TD386 versions prior to 2.51 will not operate properly with DOS 5. If you
have version 2.0+ of Turbo Debugger, TD386 2.51 is available on our
download BBS (408.438.9181) as well as on Compuserve and BIX. The filename
for the download BBS is "TD386.ZIP." If you have a version of Turbo Debugger
prior to 2.0, you'll need to upgrade to the latest version.
TD386 2.51 will not work with DOS 5.0 when either EMM386 or DOS=HIGH is
used in config.sys. EMM386 puts the processor into V86 (virtual-86)
mode and poses the same problem as QEMM or 386-to-the-Max in that
TDH386 needs to control the processor.
DOS=HIGH causes another unexplained problem that Borland is currently
investigating. The problem is manifested by TD386 appearing to load
and then failing to load all the way, causing the computer to lock up.

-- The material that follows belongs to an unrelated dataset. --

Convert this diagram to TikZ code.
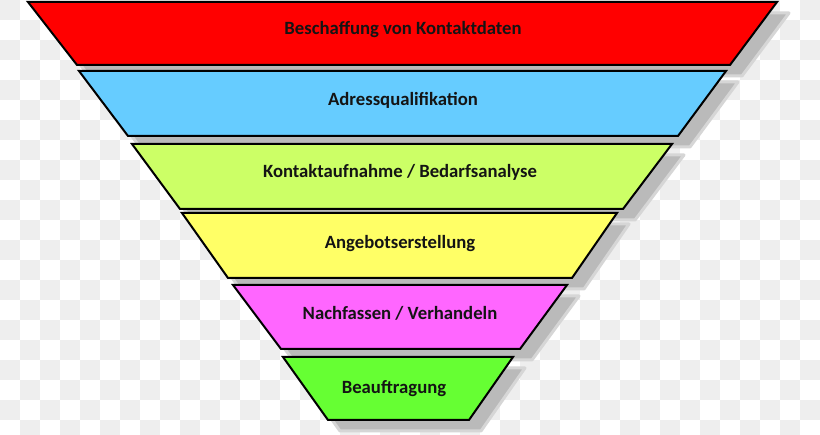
\documentclass[tikz,border=0pt]{standalone}
\usepackage{fontspec}
\setmainfont{Carlito}
\definecolor{chk}{HTML}{EEEEEE}
\definecolor{shd}{HTML}{BABABA}
\definecolor{cA}{HTML}{FF0000}
\definecolor{cB}{HTML}{66CCFF}
\definecolor{cC}{HTML}{CCFF66}
\definecolor{cD}{HTML}{FFFF66}
\definecolor{cE}{HTML}{FF66FF}
\definecolor{cF}{HTML}{66FF33}
\tikzset{
  layerbox/.style={draw=black, line width=2pt, line join=miter},
  shadowbox/.style={fill=shd, draw=shd!60, line width=3pt, line join=round},
  lbl/.style={font=\fontsize{18.7}{22}\selectfont\bfseries, text=black!92, anchor=base, inner sep=0pt}
}
\begin{document}
\begin{tikzpicture}[x=1pt,y=-1pt]
\useasboundingbox (0,0) rectangle (820,435);
\begin{scope}
\clip (0,0) rectangle (820,435);
\fill[white] (0,0) rectangle (820,435);
\foreach \i in {0,...,40}{\foreach \j in {0,...,21}{%
  \pgfmathtruncatemacro\p{mod(\i+\j,2)}%
  \ifnum\p=0 \fill[chk] (20*\i,20*\j) rectangle ++(20,20);\fi}}
\end{scope}
% shadows
\begin{scope}[shift={(12,11)}]
\path[shadowbox] (28,2) -- (777,2) -- (730,65) -- (77,65) -- cycle;
\path[shadowbox] (79,71) -- (726,71) -- (678,136) -- (128,136) -- cycle;
\path[shadowbox] (132,144) -- (672,144) -- (623,209) -- (180,209) -- cycle;
\path[shadowbox] (182,213) -- (617,213) -- (572,278) -- (228,278) -- cycle;
\path[shadowbox] (233,285) -- (567,285) -- (520,349) -- (281,349) -- cycle;
\path[shadowbox] (283,357) -- (513,357) -- (469,420) -- (328,420) -- cycle;
\end{scope}
% layers
\path[layerbox, fill=cA] (28,2) -- (777,2) -- (730,65) -- (77,65) -- cycle;
\path[layerbox, fill=cB] (79,71) -- (726,71) -- (678,136) -- (128,136) -- cycle;
\path[layerbox, fill=cC] (132,144) -- (672,144) -- (623,209) -- (180,209) -- cycle;
\path[layerbox, fill=cD] (182,213) -- (617,213) -- (572,278) -- (228,278) -- cycle;
\path[layerbox, fill=cE] (233,285) -- (567,285) -- (520,349) -- (281,349) -- cycle;
\path[layerbox, fill=cF] (283,357) -- (513,357) -- (469,420) -- (328,420) -- cycle;
% labels
\node[lbl] (t1) at (403,35) {Beschaffung von Kontaktdaten};
\node[lbl] (t2) at (403,106) {Adressqualifikation};
\node[lbl] (t3) at (400,178) {Kontaktaufnahme / Bedarfsanalyse};
\node[lbl] (t4) at (400,249) {Angebotserstellung};
\node[lbl] (t5) at (400,320) {Nachfassen / Verhandeln};
\node[lbl] (t6) at (394,394) {Beauftragung};
\end{tikzpicture}
\end{document}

TF386 on some systems causes the computer to lock up when you load an app
and then hit Alt-X to quit. The causes of this behaviour are still being
investigated. For now, test TF386 on your system for compatibility. If
you have a problem, report it to Borland through our online services
(Compuserve, BIX, and Genie) or though technical suport (408.438.5300).
MAKE has been reported to hang on some systems with DOS 5.0 using the
.SWAP directive within MAKE. Removing the .SWAP has solved the problem
on all systems reporting difficulties.
BCX and QEMM
When you are using EMM386, Windows will no longer work in Standard Mode, thus
preventing a person from running BCX and Windows simultaneously. However,
if you use QEMM-386 (a memory management product from Quarterdeck Software),
you can run Windows in Standard mode without a problem, thus gaining
signficant flexibility. QEMM-386 will also work with "dos=high"

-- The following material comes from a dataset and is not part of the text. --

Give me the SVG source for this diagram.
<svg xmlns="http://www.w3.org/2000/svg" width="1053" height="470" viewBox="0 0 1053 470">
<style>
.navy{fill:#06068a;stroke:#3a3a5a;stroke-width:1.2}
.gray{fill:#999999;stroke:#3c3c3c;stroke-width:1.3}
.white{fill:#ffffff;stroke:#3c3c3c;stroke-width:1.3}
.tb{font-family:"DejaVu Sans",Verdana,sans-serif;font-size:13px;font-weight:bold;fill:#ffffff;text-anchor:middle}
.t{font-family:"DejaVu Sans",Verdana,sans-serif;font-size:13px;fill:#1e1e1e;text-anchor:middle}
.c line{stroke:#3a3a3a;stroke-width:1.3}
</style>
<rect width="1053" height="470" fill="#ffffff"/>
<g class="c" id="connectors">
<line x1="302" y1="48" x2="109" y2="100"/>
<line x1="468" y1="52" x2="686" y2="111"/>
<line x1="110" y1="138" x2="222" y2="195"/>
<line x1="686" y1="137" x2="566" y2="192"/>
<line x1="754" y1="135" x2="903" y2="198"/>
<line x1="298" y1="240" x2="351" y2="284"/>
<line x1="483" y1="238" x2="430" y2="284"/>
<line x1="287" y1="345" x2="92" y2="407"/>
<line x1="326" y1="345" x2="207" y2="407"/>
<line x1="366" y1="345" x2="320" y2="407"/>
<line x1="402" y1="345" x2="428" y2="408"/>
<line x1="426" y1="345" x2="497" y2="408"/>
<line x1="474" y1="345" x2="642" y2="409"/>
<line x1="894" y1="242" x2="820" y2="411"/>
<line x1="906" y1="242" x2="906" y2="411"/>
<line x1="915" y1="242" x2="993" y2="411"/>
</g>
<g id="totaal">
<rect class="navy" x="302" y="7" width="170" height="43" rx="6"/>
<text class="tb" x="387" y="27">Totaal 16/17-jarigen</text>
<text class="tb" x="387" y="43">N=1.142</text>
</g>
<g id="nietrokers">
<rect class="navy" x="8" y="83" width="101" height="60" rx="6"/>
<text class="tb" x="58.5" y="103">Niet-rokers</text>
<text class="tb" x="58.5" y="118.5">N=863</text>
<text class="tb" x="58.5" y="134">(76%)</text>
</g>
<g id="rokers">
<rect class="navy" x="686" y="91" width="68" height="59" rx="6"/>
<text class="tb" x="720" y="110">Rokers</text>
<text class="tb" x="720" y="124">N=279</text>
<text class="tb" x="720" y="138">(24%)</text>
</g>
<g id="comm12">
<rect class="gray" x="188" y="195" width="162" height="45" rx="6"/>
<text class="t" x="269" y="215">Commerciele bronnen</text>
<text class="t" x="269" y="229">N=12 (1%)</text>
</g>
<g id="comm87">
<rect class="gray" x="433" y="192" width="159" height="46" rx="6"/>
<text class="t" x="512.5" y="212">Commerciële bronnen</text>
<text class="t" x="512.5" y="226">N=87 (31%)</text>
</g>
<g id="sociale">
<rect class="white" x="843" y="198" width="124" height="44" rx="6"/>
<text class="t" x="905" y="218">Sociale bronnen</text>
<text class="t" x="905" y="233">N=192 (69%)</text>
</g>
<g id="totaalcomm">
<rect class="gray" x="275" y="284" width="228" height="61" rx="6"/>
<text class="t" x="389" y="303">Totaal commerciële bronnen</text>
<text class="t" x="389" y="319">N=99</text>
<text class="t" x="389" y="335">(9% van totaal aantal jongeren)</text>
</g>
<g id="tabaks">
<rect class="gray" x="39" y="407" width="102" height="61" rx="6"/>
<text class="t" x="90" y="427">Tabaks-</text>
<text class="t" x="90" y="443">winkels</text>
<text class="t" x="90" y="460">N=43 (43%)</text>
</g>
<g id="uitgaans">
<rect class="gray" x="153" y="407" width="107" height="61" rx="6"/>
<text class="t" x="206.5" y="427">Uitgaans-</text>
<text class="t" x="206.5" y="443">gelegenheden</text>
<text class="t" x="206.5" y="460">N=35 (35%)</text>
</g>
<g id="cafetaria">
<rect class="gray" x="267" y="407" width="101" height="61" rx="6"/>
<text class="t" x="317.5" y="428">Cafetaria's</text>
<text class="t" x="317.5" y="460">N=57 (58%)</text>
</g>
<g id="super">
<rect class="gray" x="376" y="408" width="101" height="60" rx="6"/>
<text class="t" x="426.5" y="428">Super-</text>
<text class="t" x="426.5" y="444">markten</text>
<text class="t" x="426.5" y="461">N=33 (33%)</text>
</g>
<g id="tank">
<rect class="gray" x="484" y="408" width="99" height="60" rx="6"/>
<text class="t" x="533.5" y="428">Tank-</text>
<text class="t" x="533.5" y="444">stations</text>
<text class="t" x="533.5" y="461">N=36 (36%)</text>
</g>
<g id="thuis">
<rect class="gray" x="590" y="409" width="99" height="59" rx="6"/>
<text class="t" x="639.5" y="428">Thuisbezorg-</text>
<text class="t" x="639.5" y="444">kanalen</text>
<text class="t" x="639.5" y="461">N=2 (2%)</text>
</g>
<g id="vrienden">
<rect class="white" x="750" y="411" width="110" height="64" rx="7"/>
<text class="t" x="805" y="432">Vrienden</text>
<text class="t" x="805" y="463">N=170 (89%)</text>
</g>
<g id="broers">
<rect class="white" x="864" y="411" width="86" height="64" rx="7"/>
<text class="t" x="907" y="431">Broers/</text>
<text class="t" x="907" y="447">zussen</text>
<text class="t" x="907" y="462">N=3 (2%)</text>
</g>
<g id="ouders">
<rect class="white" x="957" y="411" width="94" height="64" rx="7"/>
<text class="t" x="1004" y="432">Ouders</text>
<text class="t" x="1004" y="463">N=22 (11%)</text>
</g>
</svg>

and "devicehigh" without any apparent problems. QEMM-386 also seems to be
more efficient than EMM386 in loading resident programs up into upper memory
blocks as well as offering more options for custom configuration. Furthermore,
QEMM-386 takes approximately 7K less memory below 640K than DOS 5's
HIMEM/EMM386 combination. For many uses, QEMM offers a superior solution
to memory management rather than using DOS 5's HIMEM and EMM386 utilities.
DOS 5.0 and Windows 386 Enhanced Mode and BC++
DOS 5.0 includes the ability to load device drivers and TSR's above 640K
to free up more memory to applications. This ability is very useful under
Windows 3.0 when running BC++ (BC.EXE) in 386 Enhanced mode. Under DOS 5.0,
you can achieve a DOS box with 600K+ of available memory which can
dramatically speed up BC++ compile/link times, approaching BCX compile/link
times for small to medium input files. The overall strategy for those
people running BC++ under 386 Enhanced Windows is to maximize the amount of
memory available in a DOS box so that BC++ will have more memory to work
with before it has to swap to EMS or to disk. Be sure to "lock" your
application and EMS memory in your PIF file, just as before DOS 5.0.
DOS 5 has been reported to cause conflicts with certain mouse drivers,
device drivers, BIOS versions, and TSR's. Many times a perceived problem
with Borland products is not due to a direct incompatibility but a side
effect of an incompatibility with another product. When trying to
determine if there is an incompatibility between your system, DOS 5, and our
products, try booting with a config.sys and autoexec.bat similar to
those shown below:
prompt $p $g
With DOS 5 comes a higher degree of technical complexity in configuring one's
computer system(s) for optimal operation. Borland is committed to ensuring
that our software works with DOS 5 and we will provide whatever is needed to
customers so that they can utilize the advantageous features of DOS 5.